INFORMATION SUPPLIED:

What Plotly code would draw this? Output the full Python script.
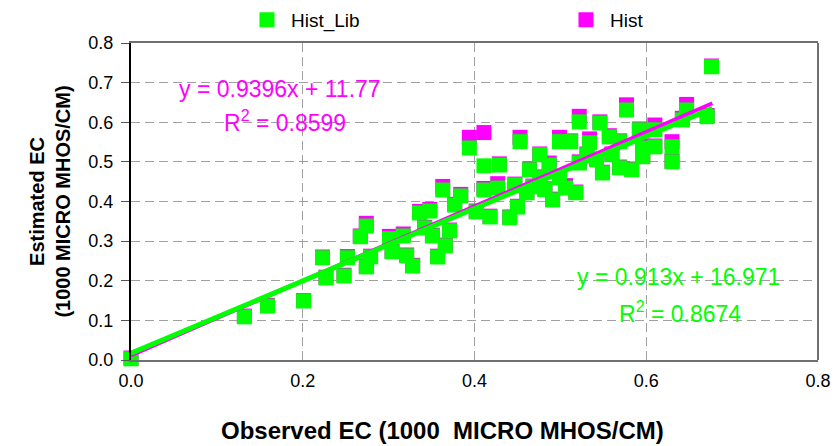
import plotly.graph_objects as go

# Observed EC (1000 micro mhos/cm)
observed = [0.000, 0.132, 0.159, 0.201, 0.223, 0.227, 0.248, 0.252, 0.267, 0.274,
            0.274, 0.279, 0.301, 0.304, 0.317, 0.321, 0.328, 0.336, 0.348, 0.351,
            0.357, 0.363, 0.371, 0.366, 0.384, 0.394, 0.402, 0.411, 0.411, 0.418,
            0.427, 0.429, 0.441, 0.450, 0.453, 0.461, 0.468, 0.487, 0.491, 0.499,
            0.506, 0.512, 0.518, 0.522, 0.522, 0.534, 0.546, 0.549, 0.557, 0.569,
            0.569, 0.577, 0.583, 0.592, 0.596, 0.596, 0.610, 0.630, 0.630, 0.642,
            0.647, 0.671, 0.676, 0.377, 0.464, 0.476, 0.482, 0.447, 0.531, 0.542,
            0.560, 0.499, 0.476, 0.610, 0.342]

# Estimated EC, Hist_Lib run
hist_lib = [0.003, 0.109, 0.136, 0.149, 0.258, 0.207, 0.212, 0.258, 0.311, 0.338,
            0.235, 0.260, 0.306, 0.273, 0.313, 0.263, 0.237, 0.371, 0.376, 0.313,
            0.260, 0.429, 0.326, 0.288, 0.414, 0.535, 0.374, 0.490, 0.429, 0.361,
            0.434, 0.492, 0.359, 0.386, 0.551, 0.422, 0.437, 0.492, 0.404, 0.551,
            0.434, 0.551, 0.422, 0.601, 0.497, 0.548, 0.598, 0.472, 0.563, 0.551,
            0.485, 0.631, 0.480, 0.581, 0.535, 0.513, 0.581, 0.538, 0.500, 0.606,
            0.631, 0.614, 0.740, 0.391, 0.480, 0.460, 0.430, 0.442, 0.518, 0.505,
            0.518, 0.460, 0.518, 0.538, 0.333]

# Estimated EC, Hist run
hist = [0.005, 0.111, 0.138, 0.150, 0.260, 0.209, 0.214, 0.261, 0.313, 0.345,
        0.237, 0.262, 0.312, 0.275, 0.318, 0.265, 0.239, 0.375, 0.380, 0.315,
        0.262, 0.438, 0.328, 0.290, 0.418, 0.562, 0.376, 0.574, 0.433, 0.363,
        0.445, 0.495, 0.361, 0.388, 0.562, 0.424, 0.439, 0.497, 0.406, 0.562,
        0.440, 0.553, 0.424, 0.615, 0.500, 0.558, 0.601, 0.474, 0.566, 0.553,
        0.487, 0.644, 0.482, 0.583, 0.540, 0.515, 0.593, 0.551, 0.502, 0.610,
        0.645, 0.617, 0.742, 0.393, 0.482, 0.462, 0.432, 0.444, 0.520, 0.507,
        0.520, 0.462, 0.520, 0.540, 0.335]

# Trend line fits (intercept expressed in 1000 micro mhos/cm)
fit_hist = {"slope": 0.9396, "intercept": 0.01177}
fit_lib = {"slope": 0.913, "intercept": 0.016971}
fit_x = [0.0, 0.677]

eq_hist = ["y = 0.9396x + 11.77", "R<sup>2</sup> = 0.8599"]
eq_lib = ["y = 0.913x + 16.971", "R<sup>2</sup> = 0.8674"]
x_title = "Observed EC (1000  MICRO MHOS/CM)"
y_title = "Estimated EC<br>(1000 MICRO MHOS/CM)"

GREEN = "#00FF00"
MAGENTA = "#FF00FF"
FONT = "Liberation Sans, Arial, sans-serif"

fig = go.Figure()
fig.add_trace(go.Scatter(x=observed, y=hist, mode="markers", name="Hist",
                         legendrank=2, cliponaxis=False,
                         marker=dict(symbol="square", size=15, color=MAGENTA,
                                     line=dict(width=0))))
fig.add_trace(go.Scatter(x=observed, y=hist_lib, mode="markers", name="Hist_Lib",
                         legendrank=1, cliponaxis=False,
                         marker=dict(symbol="square", size=15, color=GREEN,
                                     line=dict(width=0))))
fig.add_trace(go.Scatter(x=fit_x,
                         y=[fit_hist["slope"] * v + fit_hist["intercept"] for v in fit_x],
                         mode="lines", line=dict(color=MAGENTA, width=4),
                         showlegend=False, hoverinfo="skip"))
fig.add_trace(go.Scatter(x=fit_x,
                         y=[fit_lib["slope"] * v + fit_lib["intercept"] for v in fit_x],
                         mode="lines", line=dict(color=GREEN, width=5),
                         showlegend=False, hoverinfo="skip"))

annos = [
    dict(x=0.173, y=0.684, text=eq_hist[0], color=MAGENTA),
    dict(x=0.179, y=0.604, text=eq_hist[1], color=MAGENTA),
    dict(x=0.637, y=0.210, text=eq_lib[0], color=GREEN),
    dict(x=0.639, y=0.121, text=eq_lib[1], color=GREEN),
]
for a in annos:
    fig.add_annotation(x=a["x"], y=a["y"], xref="x", yref="y", text=a["text"],
                       showarrow=False, font=dict(family=FONT, size=23, color=a["color"]))

# x-axis title (offset left of the plot centre, as in the original)
fig.add_annotation(x=0.454, y=-0.221, xref="paper", yref="paper",
                   xanchor="center", yanchor="middle", showarrow=False,
                   text="<b>" + x_title + "</b>",
                   font=dict(family=FONT, size=24, color="black"))

GRID = dict(showgrid=True, gridcolor="#a0a0a0", griddash="9px,5px", gridwidth=1)

# page body has an 8px default margin, so the figure is sized to fit the window
fig.update_layout(
    width=832, height=438,
    margin=dict(l=123, r=22, t=35, b=86, autoexpand=False),
    paper_bgcolor="white", plot_bgcolor="white",
    font=dict(family=FONT, size=17, color="black"),
    showlegend=True,
    legend=dict(orientation="h", x=0.163, y=1.073, xanchor="left", yanchor="middle",
                entrywidth=266, entrywidthmode="pixels", itemwidth=38,
                font=dict(family=FONT, size=19, color="black"),
                bgcolor="rgba(0,0,0,0)"),
    xaxis=dict(range=[0, 0.8], dtick=0.2, tick0=0, tickformat=".1f", **GRID,
               zeroline=False, showline=True, linecolor="#707070", linewidth=2,
               mirror=True, ticks="outside", ticklen=3, tickcolor="rgba(0,0,0,0)",
               tickfont=dict(family=FONT, size=18)),
    yaxis=dict(range=[0, 0.8], dtick=0.1, tick0=0, tickformat=".1f", **GRID,
               zeroline=False, showline=True, linecolor="black", linewidth=2,
               ticks="outside", ticklen=8, tickcolor="#555",
               ticklabelstandoff=4,
               tickfont=dict(family=FONT, size=18),
               title=dict(text="<b>" + y_title + "</b>",
                          font=dict(family=FONT, size=20), standoff=12)),
    shapes=[dict(type="line", xref="paper", yref="paper", x0=1, x1=1, y0=0, y1=1,
                 line=dict(color="#707070", width=2))],
)

fig.write_html("out.html")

TASK GOAL:
Write out an exact copy of the listing, first line through the line containing "0.520, 0.462, 0.520, 0.540, 0.335]", with the pictures left out.

THE COMPLETED TASK:
What Plotly code would draw this? Output the full Python script.
import plotly.graph_objects as go

# Observed EC (1000 micro mhos/cm)
observed = [0.000, 0.132, 0.159, 0.201, 0.223, 0.227, 0.248, 0.252, 0.267, 0.274,
            0.274, 0.279, 0.301, 0.304, 0.317, 0.321, 0.328, 0.336, 0.348, 0.351,
            0.357, 0.363, 0.371, 0.366, 0.384, 0.394, 0.402, 0.411, 0.411, 0.418,
            0.427, 0.429, 0.441, 0.450, 0.453, 0.461, 0.468, 0.487, 0.491, 0.499,
            0.506, 0.512, 0.518, 0.522, 0.522, 0.534, 0.546, 0.549, 0.557, 0.569,
            0.569, 0.577, 0.583, 0.592, 0.596, 0.596, 0.610, 0.630, 0.630, 0.642,
            0.647, 0.671, 0.676, 0.377, 0.464, 0.476, 0.482, 0.447, 0.531, 0.542,
            0.560, 0.499, 0.476, 0.610, 0.342]

# Estimated EC, Hist_Lib run
hist_lib = [0.003, 0.109, 0.136, 0.149, 0.258, 0.207, 0.212, 0.258, 0.311, 0.338,
            0.235, 0.260, 0.306, 0.273, 0.313, 0.263, 0.237, 0.371, 0.376, 0.313,
            0.260, 0.429, 0.326, 0.288, 0.414, 0.535, 0.374, 0.490, 0.429, 0.361,
            0.434, 0.492, 0.359, 0.386, 0.551, 0.422, 0.437, 0.492, 0.404, 0.551,
            0.434, 0.551, 0.422, 0.601, 0.497, 0.548, 0.598, 0.472, 0.563, 0.551,
            0.485, 0.631, 0.480, 0.581, 0.535, 0.513, 0.581, 0.538, 0.500, 0.606,
            0.631, 0.614, 0.740, 0.391, 0.480, 0.460, 0.430, 0.442, 0.518, 0.505,
            0.518, 0.460, 0.518, 0.538, 0.333]

# Estimated EC, Hist run
hist = [0.005, 0.111, 0.138, 0.150, 0.260, 0.209, 0.214, 0.261, 0.313, 0.345,
        0.237, 0.262, 0.312, 0.275, 0.318, 0.265, 0.239, 0.375, 0.380, 0.315,
        0.262, 0.438, 0.328, 0.290, 0.418, 0.562, 0.376, 0.574, 0.433, 0.363,
        0.445, 0.495, 0.361, 0.388, 0.562, 0.424, 0.439, 0.497, 0.406, 0.562,
        0.440, 0.553, 0.424, 0.615, 0.500, 0.558, 0.601, 0.474, 0.566, 0.553,
        0.487, 0.644, 0.482, 0.583, 0.540, 0.515, 0.593, 0.551, 0.502, 0.610,
        0.645, 0.617, 0.742, 0.393, 0.482, 0.462, 0.432, 0.444, 0.520, 0.507,
        0.520, 0.462, 0.520, 0.540, 0.335]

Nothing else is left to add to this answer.